Which is to say their view is over the front yard, so that is where the McNeills wanted to intensify their gardening – not the back yard. “We live on a little dead-end street, and our house faces the garden,” she explains.

But the downside of having an elevated view over a front-yard garden is that you have to look at the road. Or tarmac, as they say in Canada.

But a friend at a botanical center advised Mrs. McNeill and her husband, Jim, to embrace this wide ribbon of gray instead of futilely trying to camouflage it.

So they did. Their solution: a Mediterranean garden planted in gravel, so that the soft gray of their “soil” blends almost seamlessly into the gray of the roadway.

“We weren’t geniuses about this,” she says. “There was a lot of experimentation. I had gardened in a minor way in Montreal – where I had a typical eastern Canada or American garden. But this is a much different proposition.” In many ways.

“Because we live so close to the ocean, we can garden almost 12 months of the year,” she says. “It’s a pretty moderating influence. You can grow lots of things you otherwise couldn’t. But the winter winds blow straight at us. On occasion it will hit 100 kilometers an hour [62 m.p.h.]. We end up with salt on our windows.

“And summer,” she adds: “Everyone thinks it’s always raining in the Pacific Northwest, but it stops raining in May and doesn’t start again until autumn. We have six months wet and six months dry. We can end up with watering restrictions. All this is a determining factor in what we can grow.”

That and the fact that she doesn’t want to put in more than a few tall plants because “we didn’t want to lose this zillion-dollar view.”

Thus she has a Mediterranean garden, but one with a colorful punch.

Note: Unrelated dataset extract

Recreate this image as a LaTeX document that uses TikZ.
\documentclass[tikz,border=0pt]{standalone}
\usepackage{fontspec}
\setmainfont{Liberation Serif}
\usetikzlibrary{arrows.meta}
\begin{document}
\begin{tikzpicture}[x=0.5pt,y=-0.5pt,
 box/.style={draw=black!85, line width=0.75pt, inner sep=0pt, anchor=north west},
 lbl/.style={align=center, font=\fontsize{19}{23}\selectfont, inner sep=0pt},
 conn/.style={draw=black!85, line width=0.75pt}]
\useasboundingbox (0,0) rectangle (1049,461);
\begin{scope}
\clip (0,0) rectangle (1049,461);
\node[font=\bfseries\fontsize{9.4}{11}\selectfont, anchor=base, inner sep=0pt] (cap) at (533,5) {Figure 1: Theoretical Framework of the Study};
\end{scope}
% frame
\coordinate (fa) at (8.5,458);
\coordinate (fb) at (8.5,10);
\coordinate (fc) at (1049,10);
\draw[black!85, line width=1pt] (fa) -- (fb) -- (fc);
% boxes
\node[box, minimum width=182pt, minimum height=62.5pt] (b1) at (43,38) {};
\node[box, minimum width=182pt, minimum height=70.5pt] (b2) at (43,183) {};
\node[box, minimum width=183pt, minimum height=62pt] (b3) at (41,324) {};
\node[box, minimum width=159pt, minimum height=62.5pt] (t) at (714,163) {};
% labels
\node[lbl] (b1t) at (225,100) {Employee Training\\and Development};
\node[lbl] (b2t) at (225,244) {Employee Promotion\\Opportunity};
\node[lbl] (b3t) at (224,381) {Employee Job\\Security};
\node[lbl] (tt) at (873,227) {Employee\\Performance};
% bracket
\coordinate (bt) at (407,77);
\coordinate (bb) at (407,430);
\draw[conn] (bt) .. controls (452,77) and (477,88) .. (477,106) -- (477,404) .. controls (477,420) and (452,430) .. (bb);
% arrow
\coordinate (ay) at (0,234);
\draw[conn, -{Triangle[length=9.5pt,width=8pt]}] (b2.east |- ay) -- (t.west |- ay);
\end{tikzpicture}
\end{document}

“At the moment, it looks like I live in the middle of Disney World,” she says. “The orange poppies are in bloom, the white hebes, tons of foxgloves, the tree poppies. It’s all purple and orange and yellow with nice dots of white. Nobody would call it subtle.

“It’s probably my personality,” she explains. “I’m a color lover. I would love to have all that pretty pale pink, but it won’t grow here.”

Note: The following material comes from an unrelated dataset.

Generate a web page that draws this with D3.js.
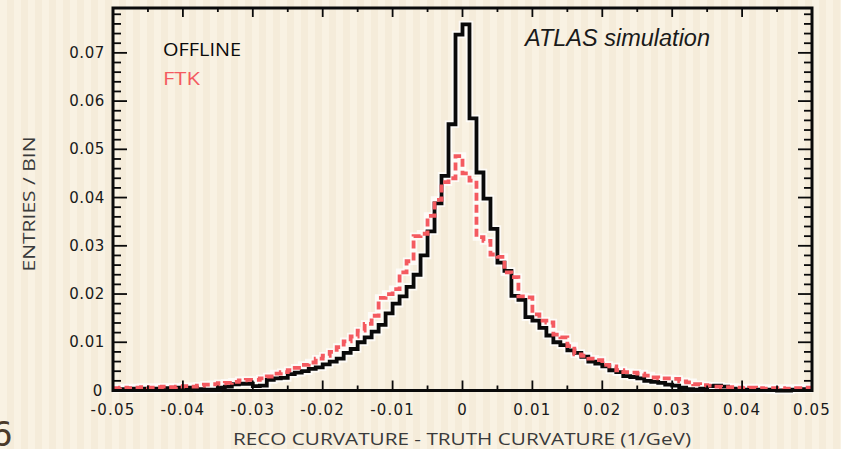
<!DOCTYPE html>
<html>
<head>
<meta charset="utf-8">
<script src="https://cdn.jsdelivr.net/npm/d3@7"></script>
<style>
  html, body { margin: 0; padding: 0; background: #f8f1e2; }
  svg { display: block; }
</style>
</head>
<body>
<svg id="chart" width="841" height="449"></svg>
<script>
"use strict";

// Data: 100 bins of 0.001 from -0.05 to 0.05
const BIN_START = -0.05;
const BIN_WIDTH = 0.001;
const OFFLINE = [
  0.0003, 0.0003, 0.0004, 0.0003, 0.0004, 0.0003, 0.0004, 0.0005, 0.0004, 0.0006,
  0.0005, 0.0006, 0.0003, 0.0002, 0.0002, 0.0006, 0.0008, 0.0013, 0.0014, 0.0014,
  0.0009, 0.0010, 0.0022, 0.0025, 0.0026, 0.0034, 0.0037, 0.0040, 0.0045, 0.0048,
  0.0054, 0.0060, 0.0066, 0.0078, 0.0086, 0.0100, 0.0110, 0.0122, 0.0136, 0.0160,
  0.0180, 0.0195, 0.0215, 0.0240, 0.0280, 0.0330, 0.0388, 0.0445, 0.0552, 0.0738,
  0.0759, 0.0564, 0.0452, 0.0398, 0.0335, 0.0265, 0.0248, 0.0196, 0.0188, 0.0152,
  0.0145, 0.0130, 0.0114, 0.0100, 0.0094, 0.0083, 0.0078, 0.0070, 0.0060, 0.0056,
  0.0050, 0.0042, 0.0038, 0.0030, 0.0028, 0.0025, 0.0020, 0.0018, 0.0016, 0.0012,
  0.0010, 0.0006, 0.0003, 0.0002, 0.0004, 0.0009, 0.0010, 0.0008, 0.0004, 0.0003,
  0.0002, 0.0003, 0.0002, 0.0002, 0.0001, 0.0000, 0.0000, 0.0002, 0.0003, 0.0003
];
const FTK = [
  0.0005, 0.0006, 0.0005, 0.0006, 0.0007, 0.0006, 0.0007, 0.0008, 0.0007, 0.0008,
  0.0009, 0.0008, 0.0010, 0.0012, 0.0013, 0.0015, 0.0016, 0.0018, 0.0021, 0.0022,
  0.0022, 0.0025, 0.0029, 0.0035, 0.0038, 0.0042, 0.0047, 0.0053, 0.0058, 0.0066,
  0.0072, 0.0080, 0.0090, 0.0102, 0.0112, 0.0124, 0.0138, 0.0155, 0.0192, 0.0200,
  0.0210, 0.0245, 0.0268, 0.0320, 0.0325, 0.0362, 0.0395, 0.0432, 0.0440, 0.0486,
  0.0450, 0.0435, 0.0318, 0.0310, 0.0282, 0.0277, 0.0245, 0.0235, 0.0195, 0.0193,
  0.0158, 0.0145, 0.0141, 0.0116, 0.0110, 0.0092, 0.0075, 0.0072, 0.0066, 0.0063,
  0.0053, 0.0050, 0.0042, 0.0038, 0.0037, 0.0035, 0.0031, 0.0027, 0.0025, 0.0025,
  0.0024, 0.0019, 0.0017, 0.0013, 0.0011, 0.0010, 0.0008, 0.0007, 0.0007, 0.0006,
  0.0005, 0.0006, 0.0005, 0.0004, 0.0005, 0.0005, 0.0004, 0.0005, 0.0005, 0.0006
];
const X_TICKS = [-0.05, -0.04, -0.03, -0.02, -0.01, 0, 0.01, 0.02, 0.03, 0.04, 0.05];
const Y_TICKS = [0, 0.01, 0.02, 0.03, 0.04, 0.05, 0.06, 0.07];

// Layout
const LEFT = 113, RIGHT = 812, TOP = 8, BOTTOM = 390.5;
const BLACK = "#0a0a0a";
const RED = "#f45a60";

const svg = d3.select("#chart");

// Background with faint vertical stripes
const defs = svg.append("defs");
const pat = defs.append("pattern")
  .attr("id", "stripes")
  .attr("patternUnits", "userSpaceOnUse")
  .attr("width", 14).attr("height", 449);
pat.append("rect").attr("width", 14).attr("height", 449).attr("fill", "#f9f2e3");
pat.append("rect").attr("x", 7).attr("width", 7).attr("height", 449).attr("fill", "#f5ecda");
svg.append("rect").attr("width", 841).attr("height", 449).attr("fill", "url(#stripes)");

// Scales
const x = d3.scaleLinear().domain([-0.05, 0.05]).range([LEFT, RIGHT]);
const y = d3.scaleLinear().domain([0, 0.0793]).range([BOTTOM, TOP]);

// Build step points for a histogram
function steps(vals) {
  const pts = vals.map((v, i) => [BIN_START + i * BIN_WIDTH, v]);
  pts.push([BIN_START + vals.length * BIN_WIDTH, vals[vals.length - 1]]);
  return pts;
}
const line = d3.line()
  .x(d => x(d[0]))
  .y(d => y(d[1]))
  .curve(d3.curveStepAfter);

const gPlot = svg.append("g");

// White halos
[FTK, OFFLINE].forEach(vals => {
  gPlot.append("path")
    .attr("d", line(steps(vals)))
    .attr("fill", "none")
    .attr("stroke", "#ffffff")
    .attr("stroke-opacity", 0.75)
    .attr("stroke-width", 7.5);
});

// OFFLINE (solid black)
gPlot.append("path")
  .attr("d", line(steps(OFFLINE)))
  .attr("fill", "none")
  .attr("stroke", BLACK)
  .attr("stroke-width", 3.8)
  .attr("stroke-linejoin", "miter");

// FTK (dashed red)
gPlot.append("path")
  .attr("d", line(steps(FTK)))
  .attr("fill", "none")
  .attr("stroke", RED)
  .attr("stroke-width", 3.8)
  .attr("stroke-dasharray", "8,4");

// Ticks
const gTicks = svg.append("g").attr("stroke", BLACK);
const yMinor = d3.range(0, 0.0791, 0.002);
yMinor.forEach(v => {
  const major = Math.abs(v / 0.01 - Math.round(v / 0.01)) < 1e-6;
  const len = major ? 14 : 8;
  gTicks.append("line").attr("x1", LEFT).attr("x2", LEFT + len)
    .attr("y1", y(v)).attr("y2", y(v)).attr("stroke-width", 1.8);
  gTicks.append("line").attr("x1", RIGHT).attr("x2", RIGHT - len)
    .attr("y1", y(v)).attr("y2", y(v)).attr("stroke-width", 1.8);
});
const xMinor = d3.range(-0.05, 0.0501, 0.005);
xMinor.forEach(v => {
  const major = Math.abs(v / 0.01 - Math.round(v / 0.01)) < 1e-6;
  const len = major ? 10 : 5;
  gTicks.append("line").attr("x1", x(v)).attr("x2", x(v))
    .attr("y1", BOTTOM).attr("y2", BOTTOM - len).attr("stroke-width", 1.8);
  gTicks.append("line").attr("x1", x(v)).attr("x2", x(v))
    .attr("y1", TOP).attr("y2", TOP + len - 1).attr("stroke-width", 1.8);
});

// Frame
svg.append("rect")
  .attr("x", LEFT).attr("y", TOP)
  .attr("width", RIGHT - LEFT).attr("height", BOTTOM - TOP)
  .attr("fill", "none").attr("stroke", BLACK).attr("stroke-width", 3);

// Tick labels
const font = "'DejaVu Sans', sans-serif";
svg.append("g").selectAll("text").data(X_TICKS).join("text")
  .attr("x", d => x(d))
  .attr("y", 415)
  .attr("text-anchor", "middle")
  .attr("font-family", font)
  .attr("font-size", 15)
  .attr("letter-spacing", 1.2)
  .attr("fill", "#1a1a1a")
  .text(d => d === 0 ? "0" : d3.format(".2f")(d).replace("−", "-"));

svg.append("g").selectAll("text").data(Y_TICKS).join("text")
  .attr("x", d => d === 0 ? 103 : 105)
  .attr("y", d => y(d) + 5)
  .attr("text-anchor", "end")
  .attr("font-family", font)
  .attr("font-size", 15)
  .attr("letter-spacing", 0.6)
  .attr("fill", "#1a1a1a")
  .text(d => d === 0 ? "0" : d3.format(".2f")(d));

// Axis titles
svg.append("text")
  .attr("x", 462).attr("y", 445)
  .attr("text-anchor", "middle")
  .attr("font-family", "'Open Sans', sans-serif")
  .attr("font-size", 17)
  .attr("textLength", 458)
  .attr("lengthAdjust", "spacingAndGlyphs")
  .attr("fill", "#3a3a3a")
  .text("RECO CURVATURE - TRUTH CURVATURE (1/GeV)");

svg.append("text")
  .attr("transform", "translate(35,204) rotate(-90)")
  .attr("text-anchor", "middle")
  .attr("font-family", "'Open Sans', sans-serif")
  .attr("font-size", 17)
  .attr("textLength", 135)
  .attr("lengthAdjust", "spacingAndGlyphs")
  .attr("fill", "#3a3a3a")
  .text("ENTRIES / BIN");

// Legend and label
svg.append("text")
  .attr("x", 163).attr("y", 56)
  .attr("font-family", "'Open Sans', sans-serif")
  .attr("font-size", 19)
  .attr("textLength", 78)
  .attr("lengthAdjust", "spacingAndGlyphs")
  .attr("fill", BLACK)
  .text("OFFLINE");
svg.append("text")
  .attr("x", 163).attr("y", 85)
  .attr("font-family", "'Open Sans', sans-serif")
  .attr("font-size", 19)
  .attr("textLength", 37)
  .attr("lengthAdjust", "spacingAndGlyphs")
  .attr("fill", RED)
  .text("FTK");
svg.append("text")
  .attr("x", 525).attr("y", 46)
  .attr("font-family", "'Liberation Sans', Arial, sans-serif")
  .attr("font-style", "italic")
  .attr("font-size", 23)
  .attr("textLength", 185)
  .attr("lengthAdjust", "spacingAndGlyphs")
  .attr("fill", "#1a1a1a")
  .text("ATLAS simulation");

// Stray slide glyph at lower left
svg.append("text")
  .attr("x", -9).attr("y", 446)
  .attr("font-family", "'DejaVu Sans', sans-serif")
  .attr("font-size", 34)
  .attr("fill", "#4a3a2a")
  .text("6");
</script>
</body>
</html>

Marnie, a retired airline training instructor, and Jim, who retired from commercial real estate, also like the fact that their style of gardening is fairly low maintenance – leaving them more time to relax on their new deck, enjoying that “zillion-dollar view.”

In the distance, she notes, “you can see every cruise ship and every freighter going by.”

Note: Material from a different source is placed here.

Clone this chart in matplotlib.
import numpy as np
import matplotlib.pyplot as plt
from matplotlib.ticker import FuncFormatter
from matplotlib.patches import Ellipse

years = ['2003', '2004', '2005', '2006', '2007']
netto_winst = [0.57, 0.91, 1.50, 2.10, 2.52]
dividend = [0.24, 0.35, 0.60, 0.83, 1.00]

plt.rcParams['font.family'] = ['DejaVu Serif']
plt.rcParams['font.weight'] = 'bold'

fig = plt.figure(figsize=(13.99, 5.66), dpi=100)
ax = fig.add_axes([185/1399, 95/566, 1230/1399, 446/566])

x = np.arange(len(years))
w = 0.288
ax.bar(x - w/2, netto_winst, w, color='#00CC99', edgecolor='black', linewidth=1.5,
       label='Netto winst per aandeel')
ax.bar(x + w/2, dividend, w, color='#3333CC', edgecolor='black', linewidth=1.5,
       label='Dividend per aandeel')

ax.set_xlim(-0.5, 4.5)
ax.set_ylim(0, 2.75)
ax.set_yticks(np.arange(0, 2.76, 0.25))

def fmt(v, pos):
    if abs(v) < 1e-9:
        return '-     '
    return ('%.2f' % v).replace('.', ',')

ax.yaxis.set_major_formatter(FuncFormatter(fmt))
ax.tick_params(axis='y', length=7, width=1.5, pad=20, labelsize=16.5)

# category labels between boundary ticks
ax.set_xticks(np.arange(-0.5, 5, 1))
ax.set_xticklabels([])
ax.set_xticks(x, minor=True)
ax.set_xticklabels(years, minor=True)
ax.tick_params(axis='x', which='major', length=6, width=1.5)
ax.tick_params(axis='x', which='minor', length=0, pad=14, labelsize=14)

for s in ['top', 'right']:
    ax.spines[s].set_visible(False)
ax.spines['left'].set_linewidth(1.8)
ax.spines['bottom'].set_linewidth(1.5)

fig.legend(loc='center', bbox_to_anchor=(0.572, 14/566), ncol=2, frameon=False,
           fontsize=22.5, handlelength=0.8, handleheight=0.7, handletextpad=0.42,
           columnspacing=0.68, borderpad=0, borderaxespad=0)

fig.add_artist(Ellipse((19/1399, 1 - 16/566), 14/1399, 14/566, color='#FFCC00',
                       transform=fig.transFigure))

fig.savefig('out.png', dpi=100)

And just down below: “One of the miracles of my life is to have this incredible garden – that kind of just happened.”

Why a gravel garden?

In a Maritime climate that is alternately soggy and scorching, a six- to 12-inch layer of gravel over the soil accomplishes many things.
1. For starters, you don’t have to mow gravel, which saves you time and gas. Without a lawn, you also save on irrigation expenses.
2. Gravel provides insulation and excellent drainage for Mediterranean (and some Australian, New Zealand, and South African) plants during the winter rains, keeping them from freezing or rotting. In summer, that same insulation keeps the roots cool.
3. A gravel garden reduces the need to weed. Marnie McNeill finds that she does have to deal with “volunteer” plants on occasion. “But so what?” she says philosophically.
4. After a rain, you can go out and enjoy the garden immediately, without worry of getting into mud or tracking it into the house.
5. And then there’s this: Says Marnie, “In every way, it has a totally different feeling.”